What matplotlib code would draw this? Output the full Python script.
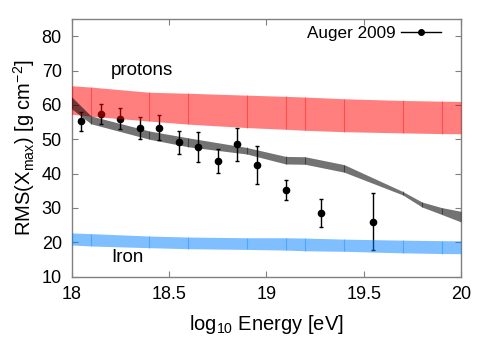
import numpy as np
import matplotlib
matplotlib.use("Agg")
from matplotlib import pyplot as plt
from matplotlib.lines import Line2D

plt.rcParams['font.family'] = ['Liberation Sans', 'DejaVu Sans']
plt.rcParams['mathtext.default'] = 'regular'

# Auger 2009 RMS(Xmax) measurements
auger_logE = [18.05, 18.15, 18.25, 18.35, 18.45, 18.55, 18.65, 18.75, 18.85, 18.95, 19.10, 19.28, 19.55]
auger_rms = [55.2, 57.4, 56.0, 53.4, 53.4, 49.1, 47.8, 43.6, 48.5, 42.6, 35.2, 28.5, 26.0]
auger_err = [2.7, 3.0, 3.0, 3.2, 3.7, 3.3, 4.3, 3.5, 4.9, 5.5, 3.0, 4.0, 8.3]

# model bands (nodes, lower, upper)
band_logE = [18.0, 18.1, 18.4, 18.6, 18.9, 19.1, 19.2, 19.4, 19.7, 19.9, 20.0]
proton_lo = [57.3, 56.7, 55.3, 54.4, 53.4, 52.9, 52.6, 52.2, 51.85, 51.65, 51.6]
proton_hi = [65.6, 65.2, 63.7, 63.4, 62.85, 62.5, 62.3, 61.8, 61.3, 61.1, 61.0]
iron_lo = [19.2, 18.9, 18.4, 18.1, 17.9, 17.7, 17.5, 17.35, 16.9, 16.7, 16.65]
iron_hi = [22.7, 22.5, 21.8, 21.5, 21.3, 21.3, 21.2, 20.9, 20.6, 20.45, 20.4]

mix_logE = [18.0, 18.1, 18.4, 18.6, 18.9, 19.1, 19.2, 19.4, 19.7, 19.8, 19.9, 20.0]
mix_lo = [58.9, 54.5, 50.0, 47.8, 45.7, 42.8, 42.7, 40.4, 33.8, 30.25, 28.1, 25.9]
mix_hi = [62.4, 56.8, 52.4, 50.4, 47.6, 45.0, 44.9, 42.6, 34.8, 31.7, 30.1, 29.0]

fig = plt.figure(figsize=(5.0, 3.61), dpi=100)
ax = fig.add_axes([0.143, 0.234, 0.779, 0.713])

ax.errorbar(auger_logE, auger_rms, yerr=auger_err, fmt='o', color='black',
            markersize=4.5, elinewidth=1, capsize=1.5, capthick=1, zorder=2)


def band(x, lo, hi, color, alpha):
    ax.fill_between(x, lo, hi, color=color, alpha=alpha, linewidth=0, zorder=3)
    # segment boundaries
    ax.vlines(x[1:-1], lo[1:-1], hi[1:-1], color=color, alpha=alpha * 0.8,
              linewidth=0.8, zorder=3)


band(band_logE, proton_lo, proton_hi, '#ff0000', 0.5)
band(band_logE, iron_lo, iron_hi, '#0080ff', 0.5)
band(mix_logE, mix_lo, mix_hi, '#000000', 0.55)

ax.text(18.2, 70.0, 'protons', fontsize=13.5, ha='left', va='center')
ax.text(18.205, 15.4, 'Iron', fontsize=13.5, ha='left', va='center')

handle = Line2D([], [], color='black', marker='o', markersize=4, linewidth=1)
ax.legend([handle], ['Auger 2009'], loc='upper right', frameon=False,
          bbox_to_anchor=(0.965, 1.0),
          markerfirst=False, fontsize=12.3, handlelength=2.3,
          borderaxespad=0.1, borderpad=0.3, handletextpad=0.35)

ax.set_xlim(18, 20)
ax.set_ylim(10, 85)
ax.set_xticks([18, 18.5, 19, 19.5, 20])
ax.set_xticklabels(['18', '18.5', '19', '19.5', '20'])
ax.set_yticks([10, 20, 30, 40, 50, 60, 70, 80])
ax.tick_params(direction='in', top=True, right=True, length=4, width=0.8,
               color='#808080', labelsize=13, pad=7)
for s in ax.spines.values():
    s.set_color('#808080')
    s.set_linewidth(1)

ax.set_xlabel('log$_{10}$ Energy [eV]', fontsize=14.5, labelpad=7)
ax.set_ylabel('RMS(X$_{max}$) [g cm$^{-2}$]', fontsize=14.5, labelpad=3)

fig.savefig('out.png', dpi=100)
_____
▸ **Task brief**: Only lines belong in the copy: transcribe those from the start of the data through the line that contains "3.0, 4.0, 8.3]", and skip the pictures.

▸ **Finished exercise**:
What matplotlib code would draw this? Output the full Python script.
import numpy as np
import matplotlib
matplotlib.use("Agg")
from matplotlib import pyplot as plt
from matplotlib.lines import Line2D

plt.rcParams['font.family'] = ['Liberation Sans', 'DejaVu Sans']
plt.rcParams['mathtext.default'] = 'regular'

# Auger 2009 RMS(Xmax) measurements
auger_logE = [18.05, 18.15, 18.25, 18.35, 18.45, 18.55, 18.65, 18.75, 18.85, 18.95, 19.10, 19.28, 19.55]
auger_rms = [55.2, 57.4, 56.0, 53.4, 53.4, 49.1, 47.8, 43.6, 48.5, 42.6, 35.2, 28.5, 26.0]
auger_err = [2.7, 3.0, 3.0, 3.2, 3.7, 3.3, 4.3, 3.5, 4.9, 5.5, 3.0, 4.0, 8.3]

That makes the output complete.